Damon Lindelof’s Watchmen features two major characters from the comics among its ranks. Laurie Blake (Jean Smart) was the Silk Spectre in the comics, and in the show she is a hardened FBI agent who suddenly has a major distaste for masked vigilantes. She is dispatched to Tulsa to help police investigate Crawford’s death. Then there is Adrian Veidt (Jeremy Irons), a billionaire known as the world’s smartest man. In the comics, he ends up being the villain of the entire series after he sacrifices three million citizens in order to avoid nuclear war. (It involves a giant squid—you either know or you don’t.) But in the series, Veidt is, well, it’s not exactly clear what he is up to…or where he is…or why he seems to be surrounded by clones of his own making…or why he seems to be a prisoner of some sort. If you’re confused as a viewer, you’re supposed to be. As the series currently stands, Veidt’s scenes are completely removed and separate from the events going on in Tulsa, and because they’re of a drastically different tone—zany as opposed to weighty—they make for a nice antidote to Angela and Laurie’s investigation into who killed Crawford as they battle the Seventh Kavalry. “Obviously it’s all the same show, and I hope it’s not such an aberrant tonal shift that people feel like this is a fantasy sequence or it’s not really happening,” Lindelof says. “I feel like we’ve tried to message as much as we can that these two storylines are going to intersect. They’re not on parallel tracks that will never meet, they’re actually headed toward one another. How they intersect is part of the fun of the story.”

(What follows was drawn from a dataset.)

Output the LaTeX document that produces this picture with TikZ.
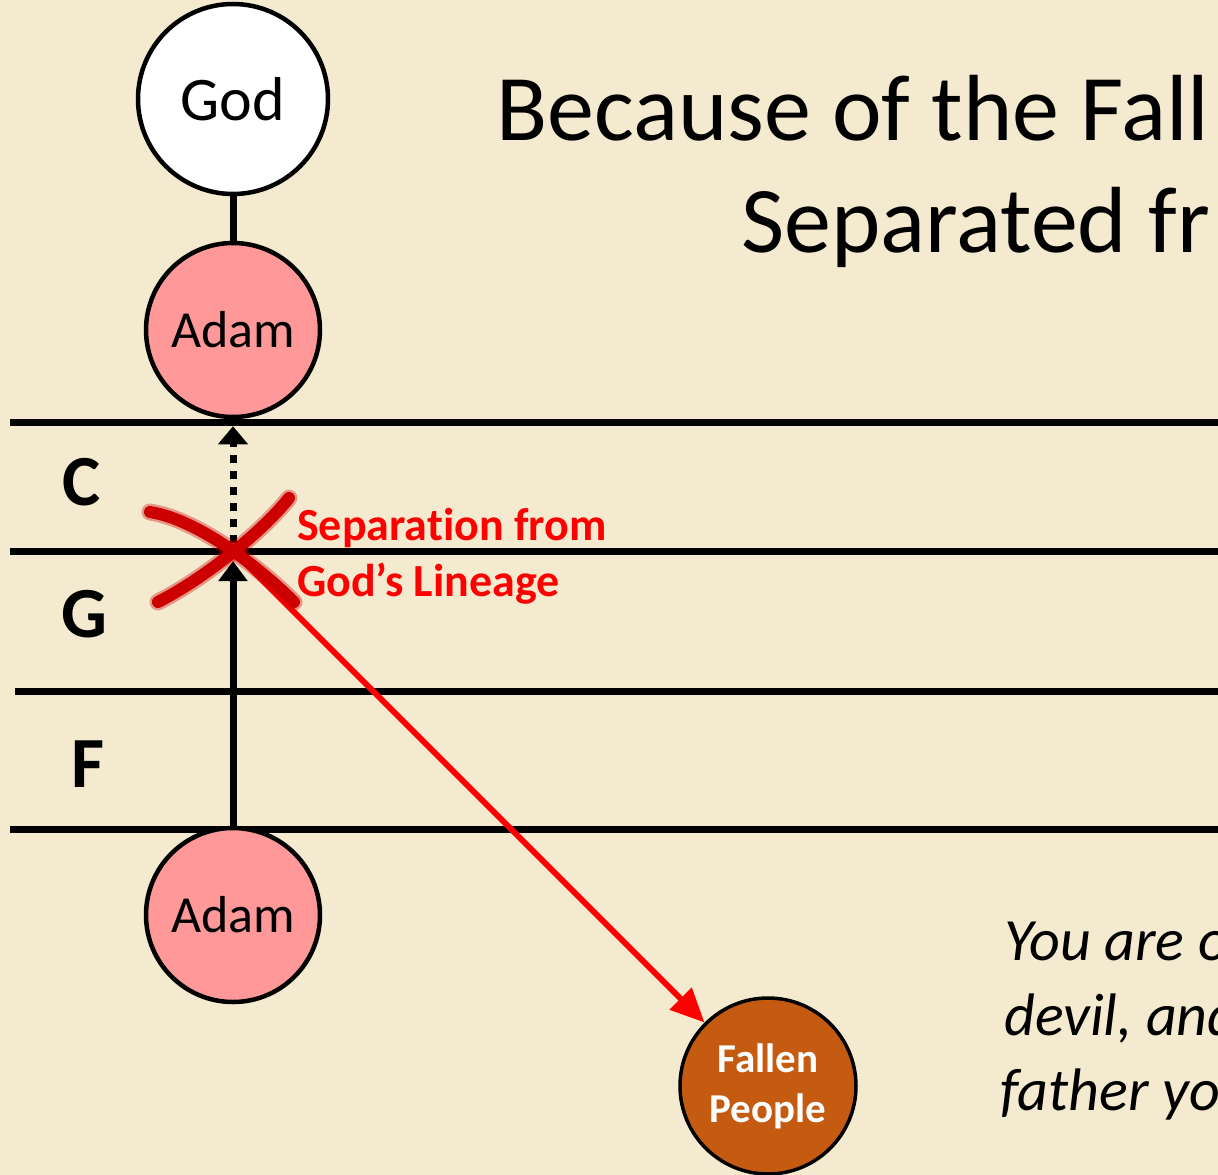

The separate storyline was actually inspired by a subplot in the original comics wherein Alan Moore and Dave Gibbons would sometimes cut away to a man named Max Shea, who was mysteriously working on a deserted island. It turns out he was aiding Veidt’s endgame, only to be eventually killed for his efforts. Lindelof wasn’t so much inspired by that specific story, but he enjoys the occasional random sojourn that wasn’t always clear how it would link up to the main arc, much in the same way his series uses Veidt’s subplot for the same purpose. “One of the things I loved about the Max Shea stuff is I didn’t know where or when it was or what it had to do with everything else,” he says. “But I did feel I would have been so much more engaged if it had been one of the central characters of the comics as opposed to Max, who is an ancillary figure. So I loved the idea of dropping Adrian Veidt into the middle of almost a Wile E. Coyote and Roadrunner cartoon. The scenes have this manic, violent energy that is also absurd, fun and ridiculous. I think the audience needs occasional relief from the narrative intensity of what’s happening in Oklahoma, and for now it provides that.”

The Veidt storyline is unique from a writing perspective as well. After HBO viewed the pilot and gave the series a greenlight, Lindelof gathered the writers and they broke the story for the remaining eight episodes of season one. However, before any of the new scripts could be written, they discovered the location they had used in Wales to shoot Irons’ scenes as Veidt would be hit by bad weather during the period they planned on filming the series. If they wanted to use that location, they would need to get all the Veidt scenes done in September and October of 2018 before production on the rest of the season commenced a few weeks later in Atlanta. So Lindelof and the writers broke the entire Veidt storyline first and actually created a separate 60-page script that just featured the Veidt scenes from all of the episodes. And sure enough, before episode two went into production, all of the season’s Veidt scenes were filmed. As entertaining as they are at this point in the series, Lindelof warns their tone may soon change. “As the show moves into its endgame, the Veidt story intensifies a bit,” he says. “It starts to feel more tonally in tune with the rest of the show in anticipation of their ultimate collision.”